A friend described this to me as a “prickly pear” of a poem. I didn’t notice at first that Yesenin switches the masculine/feminine rhyme pattern in the second stanza, so I had to rework things. I think there may be some (self?-)mockery at work here in the poem’s repetition, not to say tautology. All the sadder, then, that Yesenin killed himself in the end…

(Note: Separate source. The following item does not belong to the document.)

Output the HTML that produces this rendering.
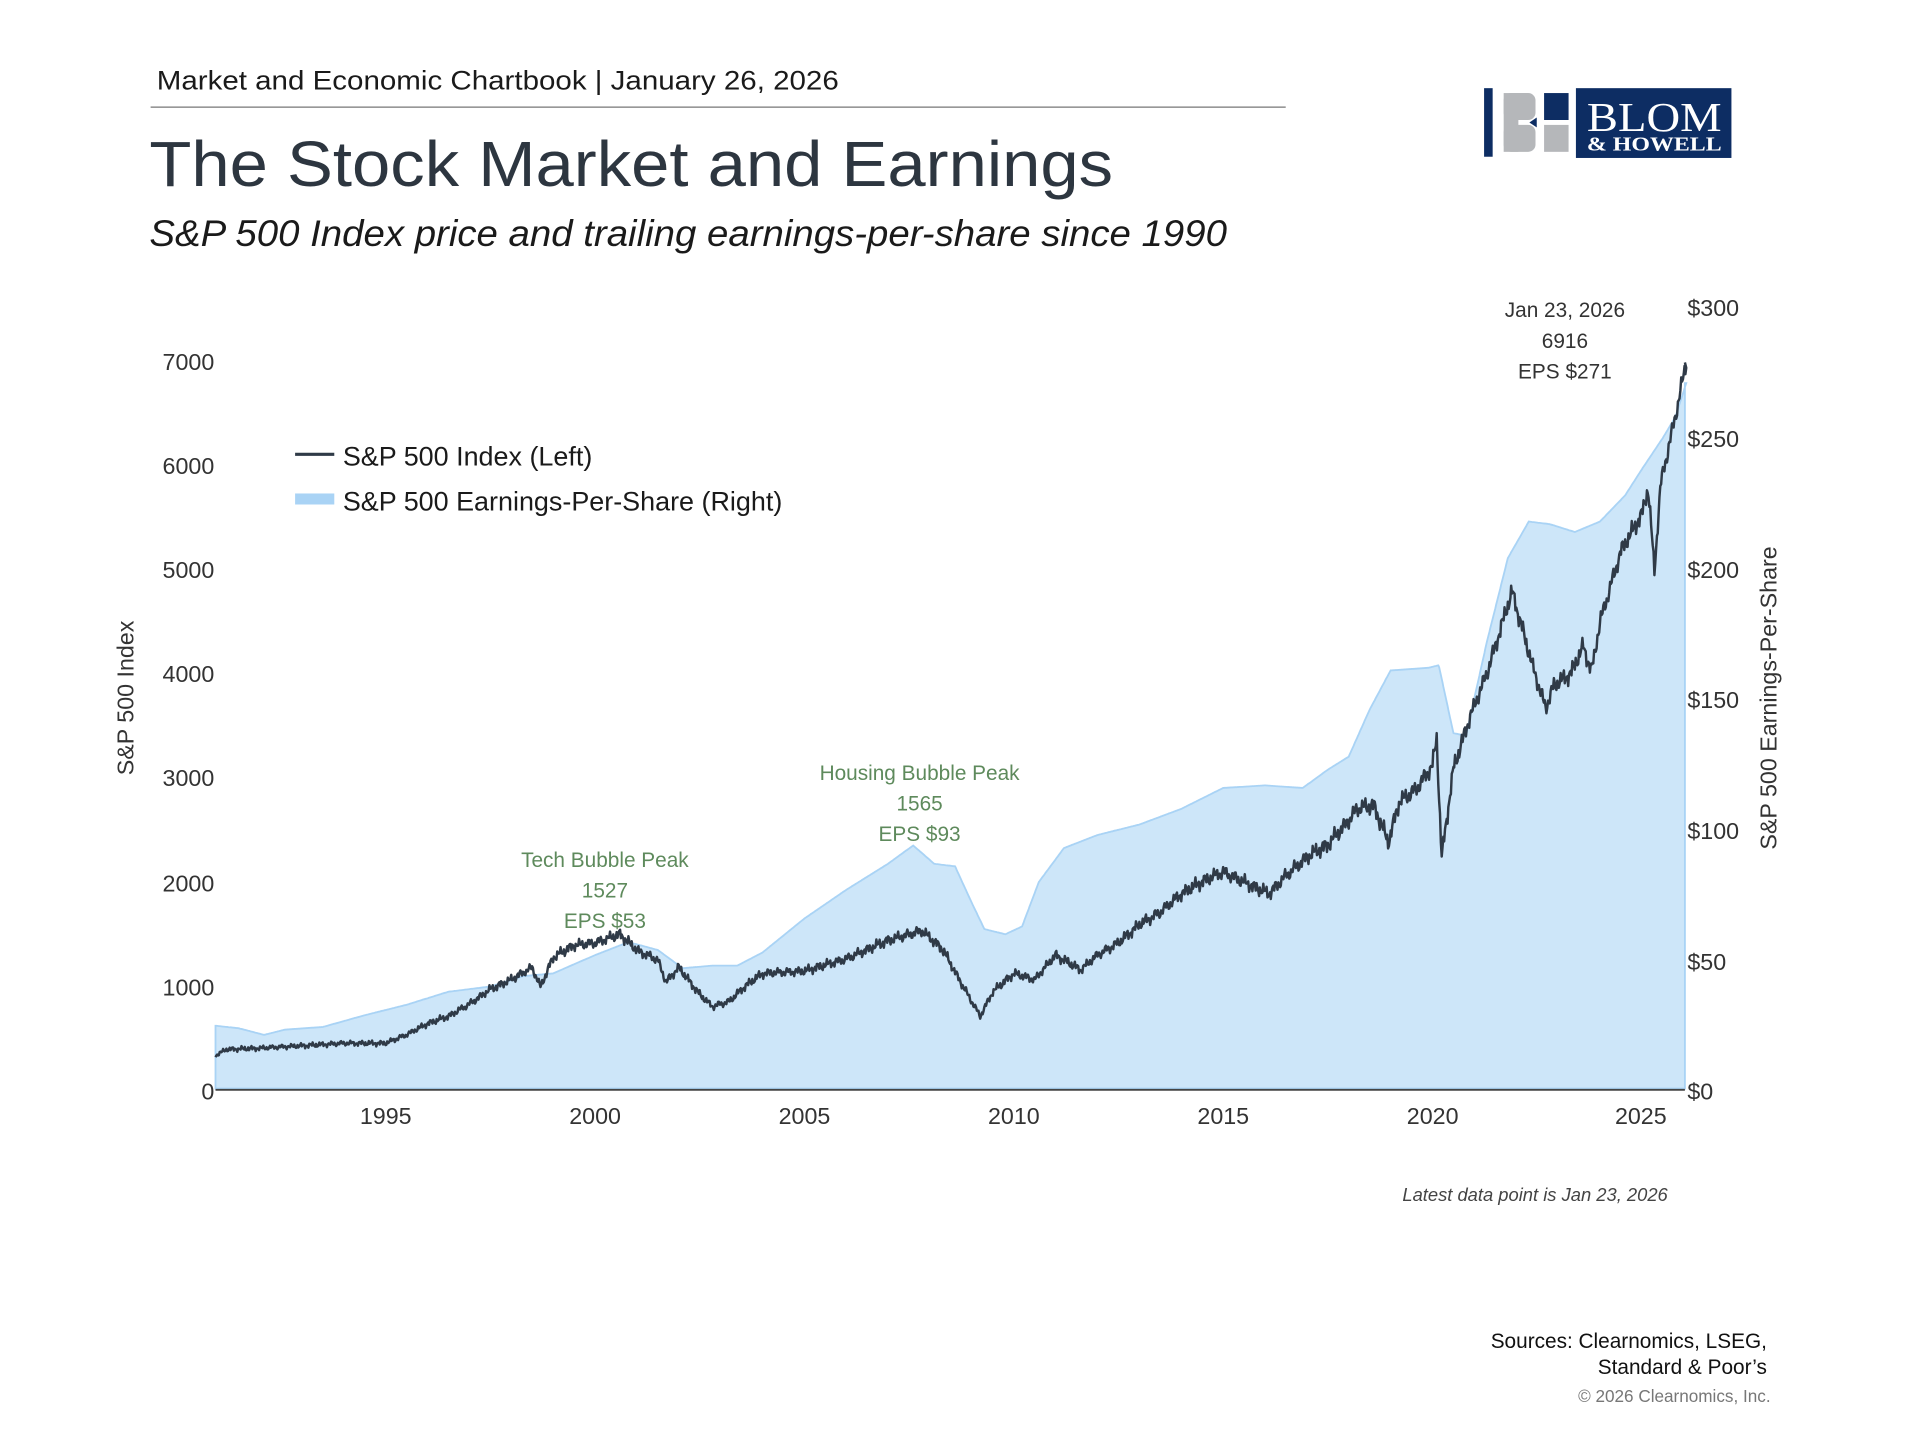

Seems I’m doomed by my life to accept share of suffering;
Grief is wedded to weariness, blocking my path;
Torn it seems has my life been from playful rejoicing,
Aching heart’s been sore wounded by tiredness and sloth.
Suffering seems an inheritance tied to my life;
Life is stricken indeed by unenviable portion.
Oh, in life I’ve endured some incredible strife
And my languishing soul in its grief seems to worsen.
Joy and gladness are promised by distance and haze,
And arriving, I hear only sighing and crying,
Tempest suddenly starts with a thunderous daze
And destroys all my dreams so enchanting and cloying.
I’ve concluded and know now that life is a cheat,
I have ceased to complain of unenviable portion.
Sloth and tiredness though pressing my soul will not beat,
Neither suffering nor grief really warrants attention.
Будто жизнь на страданья моя обречена;
Горе вместе с тоской заградили мне путь;
Будто с радостью жизнь навсегда разлучена,
От тоски и от ран истомилася грудь.
Будто в жизни мне выпал страданья удел;
Незавидная мне в жизни выпала доля.
Уж и так в жизни много всего я терпел,
Изнывает душа от тоски и от горя.
Даль туманная радость и счастье сулит,
А дойду – только слышатся вздохи да слезы,
Вдруг наступит гроза, сильный гром загремит
И разрушит волшебные, сладкие грезы.
Догадался и понял я жизни обман,
Не ропщу на свою незавидную долю.
Не страдает душа от тоски и от ран,
Не поможет никто ни страданьям, ни горю.
Translation by Rupert Moreton

3 thoughts on “My Life (Моя жизнь), Sergei Yesenin

  1. I think the new first line, with its shorter words, is punchier than what you originally had. The stress pattern created by the inclusion of “it seems” certainly helps. This is kind of funny because usually in English “it seems” isn’t that stressed, but here it comes to add stress. Then again, perhaps only I read it that way because I know the original and am trying to make the translation fit its metre.